> WHAT YOU HAVE TO DO:
Starting with the first line of the data below, copy each line up to and including the one containing "const START_TIME = END_TIME". Pictures stay out.

> DATA:
[start]

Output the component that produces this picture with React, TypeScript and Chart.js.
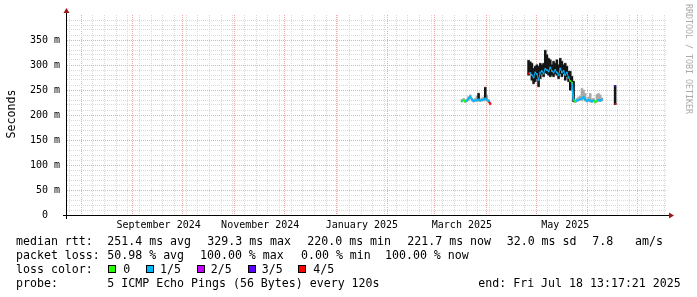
import React, { useEffect, useRef } from "react";
import { Chart, registerables } from "chart.js";

Chart.register(...registerables);

// ---------- time frame ----------
const DAY_MS = 86400000;
const END_TIME = Date.UTC(2025, 6, 18, 13, 17, 21);
const SPAN_DAYS = 360;
const START_TIME = END_TIME - SPAN_DAYS * DAY_MS;

// ---------- data ----------
const sampleTimes: string[] = [
  // March / April 2025
  "2025-03-17", "2025-03-18", "2025-03-19", "2025-03-20", "2025-03-21", "2025-03-22",
  "2025-03-23", "2025-03-24", "2025-03-25", "2025-03-26", "2025-03-27", "2025-03-28",
  "2025-03-29", "2025-03-30", "2025-03-31", "2025-04-01", "2025-04-02", "2025-04-03",
  // late April - May
  "2025-04-26", "2025-04-27", "2025-04-28", "2025-04-29", "2025-04-30", "2025-05-01",
  "2025-05-02", "2025-05-03", "2025-05-04", "2025-05-05", "2025-05-06", "2025-05-07",
  "2025-05-08", "2025-05-09", "2025-05-10", "2025-05-11", "2025-05-12", "2025-05-13",
  "2025-05-14", "2025-05-15", "2025-05-16", "2025-05-17", "2025-05-18", "2025-05-19",
  "2025-05-20", "2025-05-21", "2025-05-22", "2025-05-23",
  // late May - June
  "2025-05-24", "2025-05-25", "2025-05-26", "2025-05-27", "2025-05-28", "2025-05-29",
  "2025-05-30", "2025-05-31", "2025-06-01", "2025-06-02", "2025-06-03", "2025-06-04",
  "2025-06-05", "2025-06-06", "2025-06-07", "2025-06-08", "2025-06-09",
  // short burst
  "2025-06-17T10:00", "2025-06-17T14:00",
];

// median rtt (ms)
const medianMs: number[] = [
  228, 230, 227, 229, 233, 237, 231, 228, 229, 230, 231, 229, 230, 231, 233, 231, 228, 222,
  283, 284, 280, 275, 285, 282, 270, 285, 288, 283, 292, 290, 287, 295, 288, 285, 290, 285,
  280, 293, 285, 288, 280, 285, 275, 268, 265, 230,
  227, 229, 230, 232, 233, 236, 231, 228, 230, 229, 227, 229, 226, 228, 230, 229, 231,
  258, 222,
];

// packet loss (out of 5 pings)
const lossIndex: number[] = [
  1, 0, 0, 1, 1, 1, 1, 1, 1, 1, 1, 1, 1, 1, 1, 1, 1, 4,
  4, 1, 1, 1, 1, 1, 1, 1, 1, 1, 1, 1, 1, 1, 1, 1, 1, 1,
  1, 1, 1, 1, 1, 1, 1, 0, 0, 1,
  0, 1, 1, 1, 1, 1, 1, 1, 1, 1, 1, 1, 0, 0, 1, 1, 1,
  3, 4,
];

// smoke: full ping spread (ms)
const smokeLowMs: number[] = [
  226, 228, 225, 227, 229, 233, 228, 226, 227, 227, 228, 227, 228, 228, 229, 228, 225, 221,
  279, 282, 269, 262, 266, 272, 256, 272, 282, 276, 284, 282, 279, 276, 279, 276, 282, 279,
  272, 282, 276, 282, 269, 276, 266, 249, 256, 226,
  225, 227, 228, 229, 229, 231, 228, 226, 227, 226, 225, 227, 224, 226, 227, 227, 228,
  221, 221,
];
const smokeHighMs: number[] = [
  231, 233, 230, 232, 237, 240, 234, 231, 233, 238, 244, 232, 234, 236, 256, 240, 231, 226,
  310, 307, 304, 294, 298, 301, 298, 304, 301, 304, 330, 321, 314, 311, 301, 308, 304, 311,
  301, 314, 308, 301, 304, 298, 288, 288, 278, 268,
  230, 233, 236, 238, 253, 250, 243, 232, 236, 243, 232, 233, 229, 241, 243, 240, 234,
  259, 224,
];
// smoke: dense core of the pings (ms), null where there is none
const coreLowMs: (number | null)[] = [
  null, null, null, null, null, null, null, null, null, null, 230, null, null, null, 232, null, null, null,
  280, 283, 270, 263, 267, 273, 257, 273, 283, 277, 285, 283, 280, 277, 280, 277, 283, 280,
  273, 283, 277, 283, 270, 277, 267, 250, 257, 227,
  null, null, null, null, null, null, null, null, null, null, null, null, null, null, null, null, null,
  221, null,
];
const coreHighMs: (number | null)[] = [
  null, null, null, null, null, null, null, null, null, null, 243, null, null, null, 255, null, null, null,
  309, 306, 303, 293, 297, 300, 297, 303, 300, 303, 329, 320, 313, 310, 300, 307, 303, 310,
  300, 313, 307, 300, 303, 297, 287, 287, 277, 267,
  null, null, null, null, null, null, null, null, null, null, null, null, null, null, null, null, null,
  259, null,
];

const lossLabels: string[] = ["0", "1/5", "2/5", "3/5", "4/5"];
const lossColors: string[] = ["#26ff00", "#00b8ff", "#c800ff", "#5e00ff", "#ff0000"];

const yLabelValues: number[] = [0, 50, 100, 150, 200, 250, 300, 350];
const yLabelTexts: string[] = ["0  ", "50 m", "100 m", "150 m", "200 m", "250 m", "300 m", "350 m"];

const xLabelTimes: string[] = ["2024-09-16", "2024-11-16", "2025-01-16", "2025-03-17", "2025-05-18"];
const xLabelTexts: string[] = ["September 2024", "November 2024", "January 2025", "March 2025", "May 2025"];

const medianStats: string[] = ["251.4 ms avg", "329.3 ms max", "220.0 ms min", "221.7 ms now", "32.0 ms sd"];
const amsValue = "7.8";
const lossStats: string[] = ["50.98 % avg", "100.00 % max", "0.00 % min", "100.00 % now"];
const probeText = "5 ICMP Echo Pings (56 Bytes) every 120s";
const endText = "end: Fri Jul 18 13:17:21 2025";

// ---------- helpers ----------
const toDay = (s: string) => {
  const iso = s.length === 10 ? `${s}T12:00:00Z` : `${s}:00Z`;
  return (Date.parse(iso) - START_TIME) / DAY_MS;
};

const MONO = "'DejaVu Sans Mono', monospace";
const MAJOR_GRID = "#eeaaaa";
const MINOR_GRID = "#d9d9d9";
const ARROW = "#9a1a1a";

function buildXTicks() {
  const kinds = new Map<number, string>();
  let t = Date.UTC(2024, 6, 23);
  while (new Date(t).getUTCDay() !== 4) t += DAY_MS;
  for (; t < END_TIME; t += 7 * DAY_MS) {
    const d = (t - START_TIME) / DAY_MS;
    if (d > 0) kinds.set(d, "minor");
  }
  let y = 2024, m = 7;
  for (;;) {
    const mt = Date.UTC(y, m, 1);
    if (mt >= END_TIME) break;
    kinds.set((mt - START_TIME) / DAY_MS, "major");
    m++;
    if (m > 11) { m = 0; y++; }
  }
  const labels = new Map<number, string>();
  xLabelTimes.forEach((s, i) => {
    const d = toDay(s);
    kinds.set(d, "label");
    labels.set(d, xLabelTexts[i]);
  });
  const values = [...kinds.keys()].sort((a, b) => a - b);
  return { values, kinds, labels };
}

const rrdPlugin = {
  id: "rrdDecor",
  beforeDraw(chart: any) {
    const ctx = chart.ctx;
    ctx.save();
    ctx.fillStyle = "#ffffff";
    ctx.fillRect(0, 0, chart.width, chart.height);
    ctx.restore();
  },
  afterDraw(chart: any) {
    const ctx = chart.ctx as CanvasRenderingContext2D;
    const { left, right, top, bottom } = chart.chartArea;
    const ax = left - 0.5;
    const ay = bottom + 0.5;
    ctx.save();
    // axes
    ctx.strokeStyle = "#000";
    ctx.lineWidth = 1;
    ctx.beginPath();
    ctx.moveTo(left - 4, ay);
    ctx.lineTo(right + 2, ay);
    ctx.moveTo(ax, bottom + 4);
    ctx.lineTo(ax, top - 2);
    ctx.stroke();
    // arrows
    ctx.fillStyle = ARROW;
    ctx.beginPath();
    ctx.moveTo(right + 7, ay);
    ctx.lineTo(right + 2, ay - 3);
    ctx.lineTo(right + 2, ay + 3);
    ctx.closePath();
    ctx.fill();
    ctx.beginPath();
    ctx.moveTo(ax, top - 7);
    ctx.lineTo(ax - 3, top - 2);
    ctx.lineTo(ax + 3, top - 2);
    ctx.closePath();
    ctx.fill();

    // vertical axis title
    ctx.fillStyle = "#000";
    ctx.font = `11.6px ${MONO}`;
    ctx.save();
    ctx.translate(12, (top + bottom) / 2 - 1);
    ctx.rotate(-Math.PI / 2);
    ctx.textAlign = "center";
    ctx.textBaseline = "middle";
    ctx.fillText("Seconds", 0, 0);
    ctx.restore();

    // watermark
    ctx.save();
    ctx.fillStyle = "#aaaaaa";
    ctx.font = `8.3px ${MONO}`;
    ctx.translate(688.5, 4);
    ctx.rotate(Math.PI / 2);
    ctx.textAlign = "left";
    ctx.textBaseline = "middle";
    ctx.fillText("RRDTOOL / TOBI OETIKER", 0, 0);
    ctx.restore();

    // legend
    ctx.font = `11.6px ${MONO}`;
    ctx.fillStyle = "#000";
    ctx.textAlign = "left";
    ctx.textBaseline = "alphabetic";
    const rows = [245, 259, 273, 287];
    ctx.fillText("median rtt:", 16, rows[0]);
    const mx = [107.3, 207.3, 307.3, 407.3, 506.7];
    medianStats.forEach((s, i) => ctx.fillText(s, mx[i], rows[0]));
    ctx.fillText(amsValue, 592.3, rows[0]);
    ctx.fillText("am/s", 635, rows[0]);

    ctx.fillText("packet loss:", 16, rows[1]);
    const lx = [107.3, 200, 301, 385];
    lossStats.forEach((s, i) => ctx.fillText(s, lx[i], rows[1]));

    ctx.fillText("loss color:", 16, rows[2]);
    const bx = [108, 146, 197, 248, 298];
    const tx = [123.3, 160, 210.7, 261.7, 313.3];
    lossLabels.forEach((lab, i) => {
      ctx.fillStyle = lossColors[i];
      ctx.fillRect(bx[i], 265, 8, 8);
      ctx.strokeStyle = "#000";
      ctx.strokeRect(bx[i] + 0.5, 265.5, 7, 7);
      ctx.fillStyle = "#000";
      ctx.fillText(lab, tx[i], rows[2]);
    });

    ctx.fillText("probe:", 16, rows[3]);
    ctx.fillText(probeText, 107.3, rows[3]);
    ctx.fillText(endText, 478.3, rows[3]);
    ctx.restore();
  },
};

export default function App() {
  const ref = useRef<HTMLCanvasElement | null>(null);

  useEffect(() => {
    if (!ref.current) return;
    const { values: xTickValues, kinds, labels } = buildXTicks();

    const lineData: { x: number; y: number | null }[] = [];
    const lineLoss: number[] = [];
    let prev: number | null = null;
    sampleTimes.forEach((s, i) => {
      const x = toDay(s);
      if (prev !== null && x - prev > 1.5) {
        lineData.push({ x: (x + prev) / 2, y: null });
        lineLoss.push(0);
      }
      lineData.push({ x, y: medianMs[i] });
      lineLoss.push(lossIndex[i]);
      prev = x;
    });

    const smokeData = sampleTimes.map((s, i) => ({ x: toDay(s), y: [smokeLowMs[i], smokeHighMs[i]] }));
    const coreData = sampleTimes
      .map((s, i) => ({ x: toDay(s), lo: coreLowMs[i], hi: coreHighMs[i] }))
      .filter((p) => p.lo !== null && p.hi !== null)
      .map((p) => ({ x: p.x, y: [p.lo as number, p.hi as number] }));

    const yTickValues: number[] = [];
    for (let v = 0; v < 400; v += 10) yTickValues.push(v);
    const yLabelMap = new Map<number, string>();
    yLabelValues.forEach((v, i) => yLabelMap.set(v, yLabelTexts[i]));

    const chart = new Chart(ref.current, {
      type: "line",
      data: {
        datasets: [
          {
            type: "line",
            data: lineData as any,
            borderColor: lossColors[1],
            borderWidth: 1.8,
            spanGaps: false,
            tension: 0,
            pointRadius: 1.2,
            pointStyle: "rect",
            pointBorderWidth: 0,
            pointBackgroundColor: (c: any) => lossColors[lineLoss[c.dataIndex]] ?? lossColors[1],
            segment: {
              borderColor: (c: any) =>
                Math.abs(c.p1.x - c.p0.x) < 1 ? "rgba(0,0,0,0)" : lossColors[lineLoss[c.p1DataIndex]],
              borderWidth: (c: any) =>
                c.p0.parsed.y > 250 && c.p1.parsed.y > 250 ? 1 : 1.8,
            },
          } as any,
          {
            type: "bar",
            data: coreData as any,
            backgroundColor: "#151515",
            borderWidth: 0,
            barThickness: 1.8,
            grouped: false,
          } as any,
          {
            type: "bar",
            data: smokeData as any,
            backgroundColor: "#a8a8a8",
            borderWidth: 0,
            barThickness: 1.8,
            grouped: false,
          } as any,
        ],
      },
      options: {
        animation: false,
        responsive: false,
        devicePixelRatio: 1,
        events: [],
        layout: { padding: { left: 0, right: 30, top: 15, bottom: 0 } },
        plugins: { legend: { display: false }, tooltip: { enabled: false } },
        scales: {
          x: {
            type: "linear",
            min: 0,
            max: SPAN_DAYS,
            offset: false,
            afterBuildTicks: (s: any) => {
              s.ticks = xTickValues.map((v) => ({ value: v }));
            },
            afterFit: (s: any) => {
              s.height = 82;
              s.paddingLeft = 0;
              s.paddingRight = 0;
            },
            grid: {
              offset: false,
              drawTicks: false,
              lineWidth: 1,
              color: (c: any) => {
                const k = c.tick ? kinds.get(c.tick.value) : undefined;
                if (k === "major") return MAJOR_GRID;
                if (k === "minor") return MINOR_GRID;
                return "rgba(0,0,0,0)";
              },
            },
            border: { display: false, dash: [1, 1] },
            ticks: {
              autoSkip: false,
              maxRotation: 0,
              minRotation: 0,
              padding: 4,
              color: "#000",
              font: { family: MONO, size: 10 },
              callback: (v: any) => labels.get(v) ?? "",
            },
          } as any,
          y: {
            type: "linear",
            min: 0,
            max: 400,
            afterBuildTicks: (s: any) => {
              s.ticks = yTickValues.map((v) => ({ value: v }));
            },
            afterFit: (s: any) => {
              s.width = 67;
              s.paddingTop = 0;
              s.paddingBottom = 0;
            },
            grid: {
              drawTicks: false,
              lineWidth: 1,
              color: (c: any) => {
                const v = c.tick ? c.tick.value : 0;
                if (v === 0) return "rgba(0,0,0,0)";
                return v % 50 === 0 ? MAJOR_GRID : MINOR_GRID;
              },
            },
            border: { display: false, dash: [1, 1] },
            ticks: {
              autoSkip: false,
              padding: 7,
              color: "#000",
              font: { family: MONO, size: 10 },
              callback: (v: any) => yLabelMap.get(v) ?? "",
            },
          } as any,
        },
      },
      plugins: [rrdPlugin],
    });
    return () => chart.destroy();
  }, []);

  return (
    <div style={{ position: "fixed", left: 0, top: 0, width: 697, height: 297, background: "#fff" }}>
      <canvas ref={ref} width={697} height={297} style={{ width: 697, height: 297, display: "block" }} />
    </div>
  );
}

[end]

> COMPLETED TASK:
Output the component that produces this picture with React, TypeScript and Chart.js.
import React, { useEffect, useRef } from "react";
import { Chart, registerables } from "chart.js";

Chart.register(...registerables);

// ---------- time frame ----------
const DAY_MS = 86400000;
const END_TIME = Date.UTC(2025, 6, 18, 13, 17, 21);
const SPAN_DAYS = 360;
const START_TIME = END_TIME - SPAN_DAYS * DAY_MS;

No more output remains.